TASK BRIEF ▸
Could you retype the lines below, starting at the line holding "Reproduce this chart with matplotlib." and stopping at the line holding "from matplotlib.legend_handler import", inclusive? Copy them exactly and drop the images.
═════ DATA SECTION ═════
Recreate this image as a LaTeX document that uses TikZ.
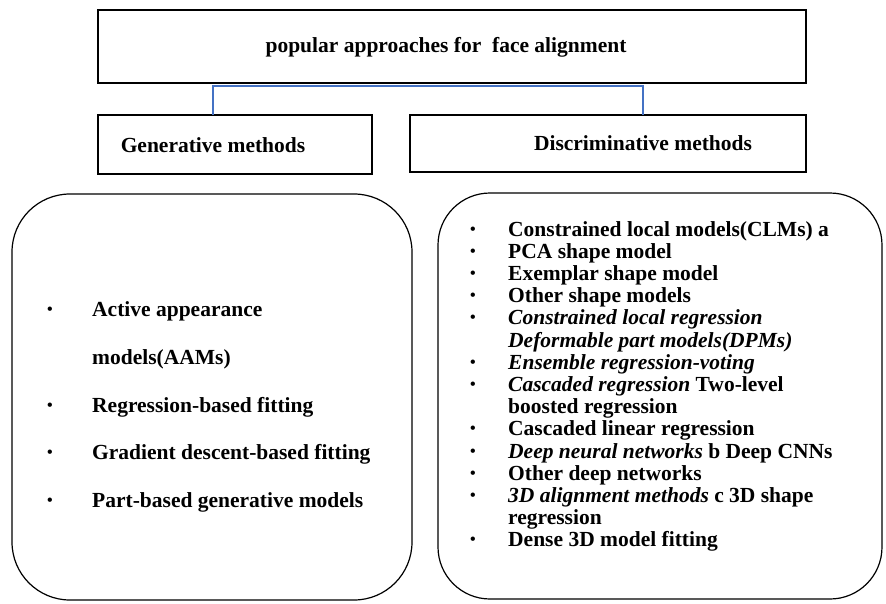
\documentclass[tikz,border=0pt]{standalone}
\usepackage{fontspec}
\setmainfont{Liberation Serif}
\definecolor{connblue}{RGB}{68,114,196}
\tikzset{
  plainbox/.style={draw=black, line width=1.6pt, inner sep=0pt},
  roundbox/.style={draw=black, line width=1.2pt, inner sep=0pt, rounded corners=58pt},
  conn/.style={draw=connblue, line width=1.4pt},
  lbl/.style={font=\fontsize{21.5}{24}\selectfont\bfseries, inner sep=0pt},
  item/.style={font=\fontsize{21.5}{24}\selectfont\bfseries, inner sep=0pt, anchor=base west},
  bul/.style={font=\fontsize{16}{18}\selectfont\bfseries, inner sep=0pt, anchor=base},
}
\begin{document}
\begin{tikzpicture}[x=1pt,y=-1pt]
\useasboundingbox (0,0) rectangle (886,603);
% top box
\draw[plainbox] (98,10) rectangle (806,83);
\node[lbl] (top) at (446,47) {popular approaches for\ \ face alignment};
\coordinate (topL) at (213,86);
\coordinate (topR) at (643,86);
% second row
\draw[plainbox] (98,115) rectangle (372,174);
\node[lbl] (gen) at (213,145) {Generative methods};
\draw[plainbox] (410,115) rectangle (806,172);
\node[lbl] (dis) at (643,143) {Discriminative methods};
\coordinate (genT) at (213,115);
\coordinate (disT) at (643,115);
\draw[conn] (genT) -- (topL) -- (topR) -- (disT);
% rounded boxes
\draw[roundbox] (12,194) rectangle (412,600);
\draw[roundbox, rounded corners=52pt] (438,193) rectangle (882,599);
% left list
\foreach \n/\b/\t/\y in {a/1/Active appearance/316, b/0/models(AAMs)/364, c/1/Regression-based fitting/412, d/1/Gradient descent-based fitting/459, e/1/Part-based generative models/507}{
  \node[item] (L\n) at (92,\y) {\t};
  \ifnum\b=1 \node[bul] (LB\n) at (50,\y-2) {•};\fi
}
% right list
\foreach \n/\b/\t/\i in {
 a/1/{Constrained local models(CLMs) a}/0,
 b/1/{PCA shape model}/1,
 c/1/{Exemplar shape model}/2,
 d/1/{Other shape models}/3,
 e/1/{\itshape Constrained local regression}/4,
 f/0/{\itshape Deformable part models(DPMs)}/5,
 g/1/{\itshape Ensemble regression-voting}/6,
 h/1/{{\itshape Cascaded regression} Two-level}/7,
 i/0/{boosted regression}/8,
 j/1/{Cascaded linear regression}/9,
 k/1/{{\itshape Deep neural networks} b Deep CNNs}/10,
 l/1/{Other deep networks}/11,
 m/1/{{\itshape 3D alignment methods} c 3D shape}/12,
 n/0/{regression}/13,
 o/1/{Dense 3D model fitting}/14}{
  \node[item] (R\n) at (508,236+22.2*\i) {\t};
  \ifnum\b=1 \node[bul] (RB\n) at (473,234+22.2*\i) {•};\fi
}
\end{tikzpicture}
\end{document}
═════
═════ DATA SECTION ═════
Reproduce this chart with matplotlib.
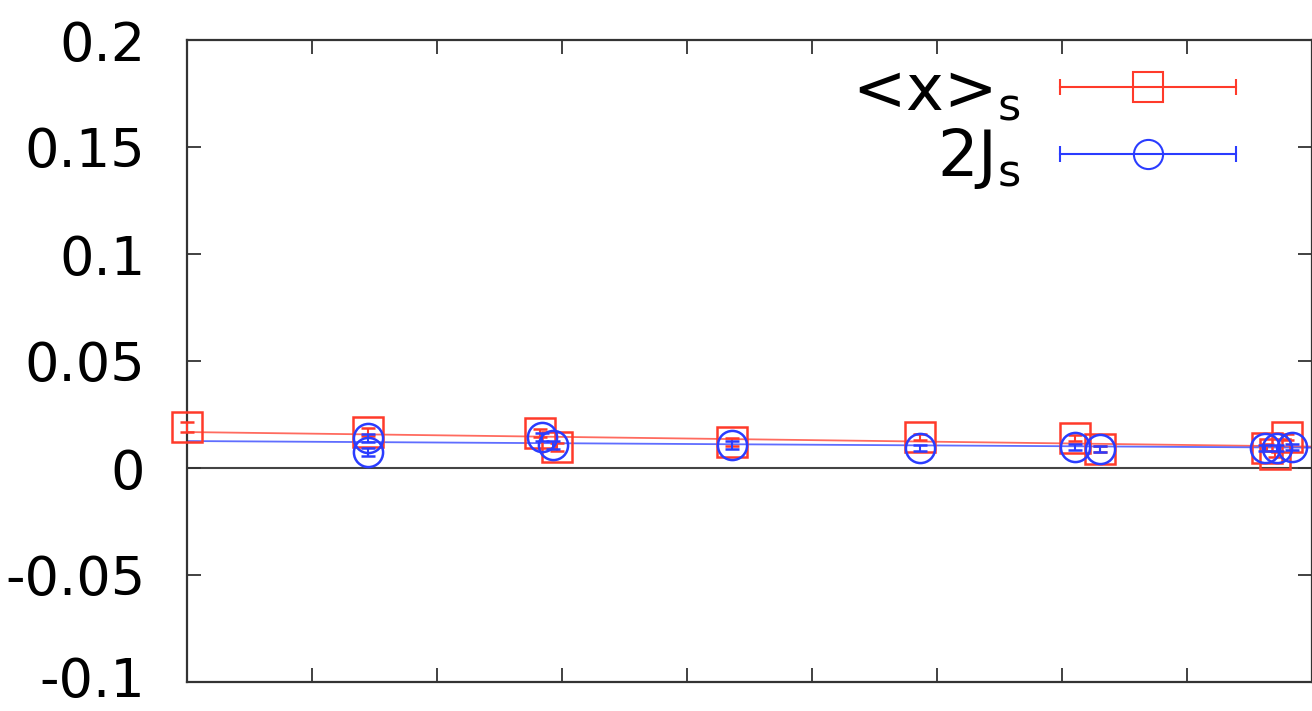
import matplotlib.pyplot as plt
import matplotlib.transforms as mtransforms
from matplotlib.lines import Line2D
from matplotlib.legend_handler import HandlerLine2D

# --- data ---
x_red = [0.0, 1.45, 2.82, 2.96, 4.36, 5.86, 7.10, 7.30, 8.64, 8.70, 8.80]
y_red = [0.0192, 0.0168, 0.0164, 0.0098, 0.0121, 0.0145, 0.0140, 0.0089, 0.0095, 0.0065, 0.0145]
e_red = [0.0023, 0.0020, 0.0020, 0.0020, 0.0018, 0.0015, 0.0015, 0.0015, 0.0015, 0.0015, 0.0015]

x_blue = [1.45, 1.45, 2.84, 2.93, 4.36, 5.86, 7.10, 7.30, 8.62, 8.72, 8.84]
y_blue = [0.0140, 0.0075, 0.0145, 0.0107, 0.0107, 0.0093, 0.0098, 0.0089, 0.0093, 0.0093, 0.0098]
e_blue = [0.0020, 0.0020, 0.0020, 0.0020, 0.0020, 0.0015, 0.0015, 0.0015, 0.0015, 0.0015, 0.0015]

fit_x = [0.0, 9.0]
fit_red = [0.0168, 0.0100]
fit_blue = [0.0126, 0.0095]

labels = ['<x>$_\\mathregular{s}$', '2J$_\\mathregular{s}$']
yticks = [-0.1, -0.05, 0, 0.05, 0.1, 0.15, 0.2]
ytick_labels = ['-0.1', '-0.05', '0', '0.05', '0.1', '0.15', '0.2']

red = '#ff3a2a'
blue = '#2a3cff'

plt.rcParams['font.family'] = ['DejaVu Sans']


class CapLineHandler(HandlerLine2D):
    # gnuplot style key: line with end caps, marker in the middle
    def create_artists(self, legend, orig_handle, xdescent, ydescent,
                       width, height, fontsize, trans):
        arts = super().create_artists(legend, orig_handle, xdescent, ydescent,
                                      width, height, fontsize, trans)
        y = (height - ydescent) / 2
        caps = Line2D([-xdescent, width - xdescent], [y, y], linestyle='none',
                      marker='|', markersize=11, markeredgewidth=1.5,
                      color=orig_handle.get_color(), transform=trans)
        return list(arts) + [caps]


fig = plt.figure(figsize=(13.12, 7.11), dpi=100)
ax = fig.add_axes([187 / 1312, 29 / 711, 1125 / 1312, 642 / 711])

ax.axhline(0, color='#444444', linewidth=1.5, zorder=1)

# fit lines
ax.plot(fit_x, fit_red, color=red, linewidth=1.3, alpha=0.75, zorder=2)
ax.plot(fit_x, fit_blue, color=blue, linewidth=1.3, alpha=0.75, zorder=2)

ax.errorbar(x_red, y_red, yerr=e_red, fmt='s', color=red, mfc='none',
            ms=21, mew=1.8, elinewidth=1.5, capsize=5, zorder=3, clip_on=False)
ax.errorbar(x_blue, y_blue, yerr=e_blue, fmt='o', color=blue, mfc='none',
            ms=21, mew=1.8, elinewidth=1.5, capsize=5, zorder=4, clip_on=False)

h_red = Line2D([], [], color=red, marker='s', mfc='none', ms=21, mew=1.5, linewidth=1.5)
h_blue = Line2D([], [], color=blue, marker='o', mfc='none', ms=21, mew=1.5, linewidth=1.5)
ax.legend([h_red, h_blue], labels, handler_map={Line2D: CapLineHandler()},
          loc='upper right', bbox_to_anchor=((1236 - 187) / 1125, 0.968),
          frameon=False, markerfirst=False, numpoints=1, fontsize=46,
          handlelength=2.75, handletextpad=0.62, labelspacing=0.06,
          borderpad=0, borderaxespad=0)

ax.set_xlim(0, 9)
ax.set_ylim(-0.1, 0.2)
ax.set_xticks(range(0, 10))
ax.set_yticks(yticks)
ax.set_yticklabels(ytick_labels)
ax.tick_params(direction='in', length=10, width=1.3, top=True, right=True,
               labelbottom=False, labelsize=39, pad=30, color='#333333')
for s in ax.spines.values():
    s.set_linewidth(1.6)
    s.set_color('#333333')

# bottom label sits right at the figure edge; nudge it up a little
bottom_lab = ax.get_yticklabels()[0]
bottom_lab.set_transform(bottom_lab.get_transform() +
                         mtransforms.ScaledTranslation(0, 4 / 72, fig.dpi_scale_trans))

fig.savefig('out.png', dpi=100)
═════
RESULT ▸
Reproduce this chart with matplotlib.
import matplotlib.pyplot as plt
import matplotlib.transforms as mtransforms
from matplotlib.lines import Line2D
from matplotlib.legend_handler import HandlerLine2D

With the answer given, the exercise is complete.